Wednesday, May 1, 2013

Wednesday Reflections #11 - Carrot Juice and Coney Island Baby

That Sprout decided that she needed a "Mommy Day" today, and as such my heart's not really into writing this at the moment. I'm going to keep it brief and hit the highlights.

I decided some time last week that I wanted to apply to Syracuse's MFA program in Creative Writing. 
Since then I've been rummaging through all the writing I've done for the past 15 years or in order to find some pieces to work on for a portfolio. Hoo boy . . . was this endeavor ever eye opening. 

The good? I am far more prolific than I ever gave myself credit for. There is just SO. MUCH. STUFF. Poems, short stories, rants and raves, scripts, chapters, unfinished outlines, and little scraps of paper with an idea or two that I never came back to. While daunting, this is also a really great thing because it gives me a lot to work with.
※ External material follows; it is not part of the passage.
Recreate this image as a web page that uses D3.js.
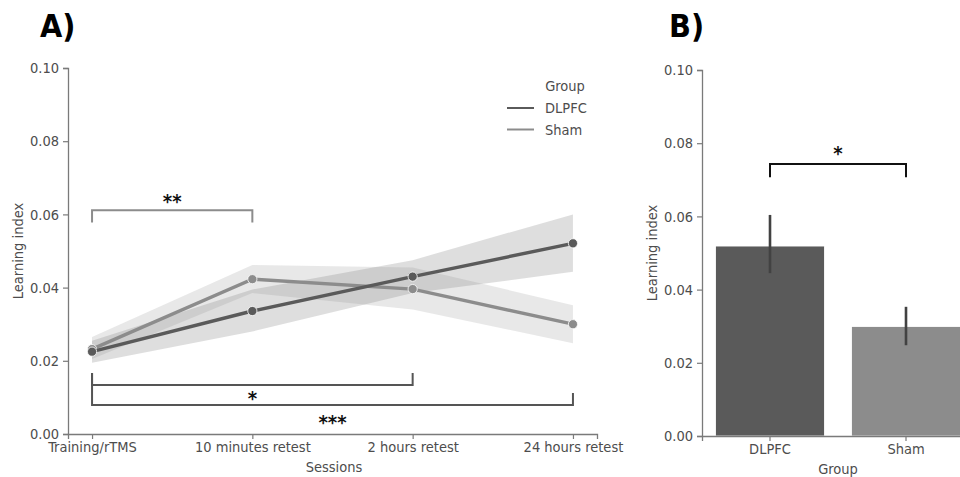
<!DOCTYPE html>
<html>
<head>
<meta charset="utf-8">
<script src="https://cdn.jsdelivr.net/npm/d3@7"></script>
<style>
  body { margin: 0; background: #fff; }
  text { font-family: "DejaVu Sans", sans-serif; font-stretch: semi-condensed; }
</style>
</head>
<body>
<div id="chart"></div>
<script>
// data
const sessions = ["Training/rTMS", "10 minutes retest", "2 hours retest", "24 hours retest"];
const dlpfcMean = [0.0225, 0.0336, 0.0430, 0.0521];
const dlpfcLow  = [0.0195, 0.0280, 0.0385, 0.0443];
const dlpfcHigh = [0.0255, 0.0395, 0.0475, 0.0600];
const shamMean  = [0.0232, 0.0423, 0.0396, 0.0300];
const shamLow   = [0.0205, 0.0385, 0.0340, 0.0248];
const shamHigh  = [0.0265, 0.0462, 0.0455, 0.0352];

const groups = ["DLPFC", "Sham"];
const groupMean = [0.0519, 0.0299];
const groupLow  = [0.0445, 0.0248];
const groupHigh = [0.0604, 0.0353];

const yTicks = [0, 0.02, 0.04, 0.06, 0.08, 0.10];

// significance brackets (session index pairs, levels in data units)
const bracketsA = [
  {a: 0, b: 1, y: 0.0611, legL: 0.0578, legR: 0.0578, label: "**",  labelY: 0.0645, color: "#8c8c8c"},
  {a: 0, b: 2, y: 0.0134, legL: 0.0167, legR: 0.0167, label: "*",   labelY: 0.0107, color: "#555555"},
  {a: 0, b: 3, y: 0.0079, legL: 0.0167, legR: 0.0112, label: "***", labelY: 0.0041, color: "#555555"}
];
const bracketB = {y: 0.0743, leg: 0.0707, label: "*", labelY: 0.0781};

const darkCol = "#5a5a5a", lightCol = "#8c8c8c";
const axisCol = "#7a7a7a", tickTextCol = "#4d4d4d";

const svg = d3.select("#chart")
  .append("svg")
    .attr("width", 960)
    .attr("height", 477);

// ---------------- Panel A ----------------
const x = d3.scalePoint()
  .domain(sessions)
  .range([68, 597])
  .padding(0.15);

const y = d3.scaleLinear()
  .domain([0, 0.1])
  .range([434, 68]);

const gA = svg.append("g");

function styleAxis(g) {
  g.select(".domain").attr("stroke", axisCol).attr("stroke-width", 1.3);
  g.selectAll(".tick line").attr("stroke", axisCol).attr("stroke-width", 1.2);
  g.selectAll(".tick text").attr("fill", tickTextCol).style("font-size", "14.5px");
}

gA.append("g")
  .attr("transform", "translate(68,0)")
  .call(d3.axisLeft(y).tickValues(yTicks).tickFormat(d3.format(".2f")).tickSizeOuter(0).tickSize(5).tickPadding(4))
  .call(styleAxis);

gA.append("g")
  .attr("transform", "translate(0,434)")
  .call(d3.axisBottom(x).tickSizeOuter(0).tickSize(5).tickPadding(3))
  .call(styleAxis);

// CI bands
const seriesA = [
  {name: "DLPFC", mean: dlpfcMean, low: dlpfcLow, high: dlpfcHigh, color: darkCol},
  {name: "Sham",  mean: shamMean,  low: shamLow,  high: shamHigh,  color: lightCol}
];

const area = d3.area()
  .x((d, i) => x(sessions[i]))
  .y0(d => y(d[0]))
  .y1(d => y(d[1]));

seriesA.forEach(s => {
  gA.append("path")
    .datum(s.low.map((v, i) => [v, s.high[i]]))
    .attr("d", area)
    .attr("fill", s.color)
    .attr("fill-opacity", 0.2);
});

const line = d3.line()
  .x((d, i) => x(sessions[i]))
  .y(d => y(d));

// draw sham first, DLPFC on top
[seriesA[1], seriesA[0]].forEach(s => {
  gA.append("path")
    .datum(s.mean)
    .attr("d", line)
    .attr("fill", "none")
    .attr("stroke", s.color)
    .attr("stroke-width", 3.4);
  gA.selectAll(null)
    .data(s.mean)
    .join("circle")
      .attr("cx", (d, i) => x(sessions[i]))
      .attr("cy", d => y(d))
      .attr("r", 4.6)
      .attr("fill", s.color)
      .attr("stroke", "#fff")
      .attr("stroke-width", 0.8);
});

// brackets
bracketsA.forEach(b => {
  const x1 = x(sessions[b.a]), x2 = x(sessions[b.b]);
  gA.append("path")
    .attr("d", `M${x1},${y(b.legL)}V${y(b.y)}H${x2}V${y(b.legR)}`)
    .attr("fill", "none")
    .attr("stroke", b.color)
    .attr("stroke-width", 2);
  gA.append("text")
    .attr("x", (x1 + x2) / 2)
    .attr("y", y(b.labelY))
    .attr("dy", "0.5em")
    .attr("text-anchor", "middle")
    .style("font-size", "20px")
    .style("font-weight", "bold")
    .attr("fill", "#111")
    .text(b.label);
});

// legend
const legend = gA.append("g");
legend.append("text")
  .attr("x", 565).attr("y", 91)
  .attr("text-anchor", "middle")
  .attr("fill", tickTextCol)
  .style("font-size", "14.5px")
  .text("Group");
seriesA.forEach((s, i) => {
  legend.append("line")
    .attr("x1", 507).attr("x2", 534)
    .attr("y1", 108 + i * 21.5).attr("y2", 108 + i * 21.5)
    .attr("stroke", s.color)
    .attr("stroke-width", 2);
  legend.append("text")
    .attr("x", 545).attr("y", 113 + i * 21.5)
    .attr("fill", tickTextCol)
    .style("font-size", "14.5px")
    .text(s.name);
});

// axis labels
gA.append("text")
  .attr("transform", "translate(23,251) rotate(-90)")
  .attr("text-anchor", "middle")
  .attr("fill", tickTextCol)
  .style("font-size", "14.5px")
  .text("Learning index");
gA.append("text")
  .attr("x", 334).attr("y", 472)
  .attr("text-anchor", "middle")
  .attr("fill", tickTextCol)
  .style("font-size", "14.5px")
  .text("Sessions");

svg.append("text")
  .attr("x", 40).attr("y", 37)
  .style("font-size", "32px")
  .style("font-weight", "bold")
  .attr("fill", "#000")
  .text("A)");

// ---------------- Panel B ----------------
const xb = d3.scaleBand()
  .domain(groups)
  .range([702, 974])
  .paddingInner(0.2)
  .paddingOuter(0.1);

const yb = d3.scaleLinear()
  .domain([0, 0.1])
  .range([436, 70]);

const gB = svg.append("g");

gB.append("g")
  .attr("transform", "translate(702,0)")
  .call(d3.axisLeft(yb).tickValues(yTicks).tickFormat(d3.format(".2f")).tickSizeOuter(0).tickSize(5).tickPadding(4))
  .call(styleAxis);

gB.selectAll("rect")
  .data(groups)
  .join("rect")
    .attr("x", d => xb(d))
    .attr("y", (d, i) => yb(groupMean[i]))
    .attr("width", xb.bandwidth())
    .attr("height", (d, i) => 436 - yb(groupMean[i]))
    .attr("fill", (d, i) => i === 0 ? darkCol : lightCol)
    .attr("stroke", "#fff")
    .attr("stroke-width", 0.8);

gB.append("g")
  .attr("transform", "translate(0,436)")
  .call(d3.axisBottom(xb).tickSizeOuter(0).tickSize(5).tickPadding(3))
  .call(styleAxis);

gB.selectAll(".errbar")
  .data(groups)
  .join("line")
    .attr("class", "errbar")
    .attr("x1", d => xb(d) + xb.bandwidth() / 2)
    .attr("x2", d => xb(d) + xb.bandwidth() / 2)
    .attr("y1", (d, i) => yb(groupLow[i]))
    .attr("y2", (d, i) => yb(groupHigh[i]))
    .attr("stroke", "#424242")
    .attr("stroke-width", 2.6);

const bx1 = xb(groups[0]) + xb.bandwidth() / 2, bx2 = xb(groups[1]) + xb.bandwidth() / 2;
gB.append("path")
  .attr("d", `M${bx1},${yb(bracketB.leg)}V${yb(bracketB.y)}H${bx2}V${yb(bracketB.leg)}`)
  .attr("fill", "none")
  .attr("stroke", "#111")
  .attr("stroke-width", 2);
gB.append("text")
  .attr("x", (bx1 + bx2) / 2)
  .attr("y", yb(bracketB.labelY))
  .attr("dy", "0.5em")
  .attr("text-anchor", "middle")
  .style("font-size", "20px")
  .style("font-weight", "bold")
  .attr("fill", "#111")
  .text(bracketB.label);

gB.append("text")
  .attr("transform", "translate(657,253) rotate(-90)")
  .attr("text-anchor", "middle")
  .attr("fill", tickTextCol)
  .style("font-size", "14.5px")
  .text("Learning index");
gB.append("text")
  .attr("x", 838).attr("y", 474)
  .attr("text-anchor", "middle")
  .attr("fill", tickTextCol)
  .style("font-size", "14.5px")
  .text("Group");

svg.append("text")
  .attr("x", 669).attr("y", 37)
  .style("font-size", "32px")
  .style("font-weight", "bold")
  .attr("fill", "#000")
  .text("B)");
</script>
</body>
</html>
Now, for the not so good: I have never written better structured stories than I did when I was in the seventh grade. Don't get me wrong, the content was absolute schlock, but the way it was written was fucking incredible. I am still in awe of my 12 year old self. And the dialogue - oh, such dialogue!  I have never written better paced dialogue since. It's kind of sickening, but at least now I have proof that I do know how to do it right which gives me something to work toward.

The other not so good? I literally do not throw anything away. I was not joking about the scraps of paper thing. There was a file folder with nothing but remnants  I have at this time found 6 copies of the same essay I wrote for Dr. Tomso in college and I don't know why I kept them all. I found a notebook full of blog ideas and sandwich recipes. I found letters from several ex-boyfriends going back as far as 1998. About the letters - I have letters that were passed in class as far back as 1997. I have essays and class projects. I have art and busy work. And all of it in loose leaf, which is very hard to maintain. I really am a hoarder - but a special kind: I hoard information. I collect ephemera. It's a problem, but it's one I don't care to solve. One day I might find one piece of paper of some use, so I dare not throw it away. 

Such is the case today. (Today as in 2013, not today as in Wednesday, May 1, 2013, since today I am lounging in my jammies drinking carrot juice and playing with That Sprout - just to be clear.) In my sorting I came across a composition book from 2004. It was full of all sorts of random things from my first semester at SJRCC, notes, poem fragments, doodles, you know - normal notebook stuff. I was almost ready to move on to some other tome when I came upon inspirational gold. Written on a page all by itself was the following: 

On another note; Behold! A legit photograph!
I have been "analyzing the text" (yuk!yuk!yuk!yuk!) , trying to get to the bottom of what it really says about the speaker and "you". I'm taking a very English Majorly approach to this and I'm hoping to get something the caliber of "Prufrock" or "Coney Island Baby" out of it, and I'm thanking my lucky stars that I kept this little note-to-self, as if nothing else, it gives some context to my demons. 


That was all very unclear, and I'm sorry. Feel free to ask questions in the comments.

In other news, the anxiety seems to have run it's course for now and I am so glad. I was really getting to the point where I couldn't stand myself. I've been doing some research and I've found that chamomile tea is something I should drink more of. Not only is it good for anxiety, it's good for your liver too. A win-win, yes? Xanax is just scary and all the other herbal remedies are no good for your liver, so hopefully I'll see some results from the tea. I've been working on eating better which is helping. Now if only I could make the gym happen . . .

That's all the updates I have for now - writing, trying to remain calm, and working on my Teacher Ready classes. Yeah - those. Those things I've been neglecting. Really must get to work on that, of course, the last thing I want to do when I'm all anxiety ridden is school work. It's just not a good idea. Everything comes out all angsty. Perhaps tomorrow will see me plow through a whole lot of the backlog. That would be good. I'll let you know next Wednesday, along with another update that I want to share with you all, but I'm waiting until I know more. Intrigue!

For now, I leave you with this photo - a tome from the annals.

I used to be so much more creative . . . and I used to go
to shows. That needs to start happening again.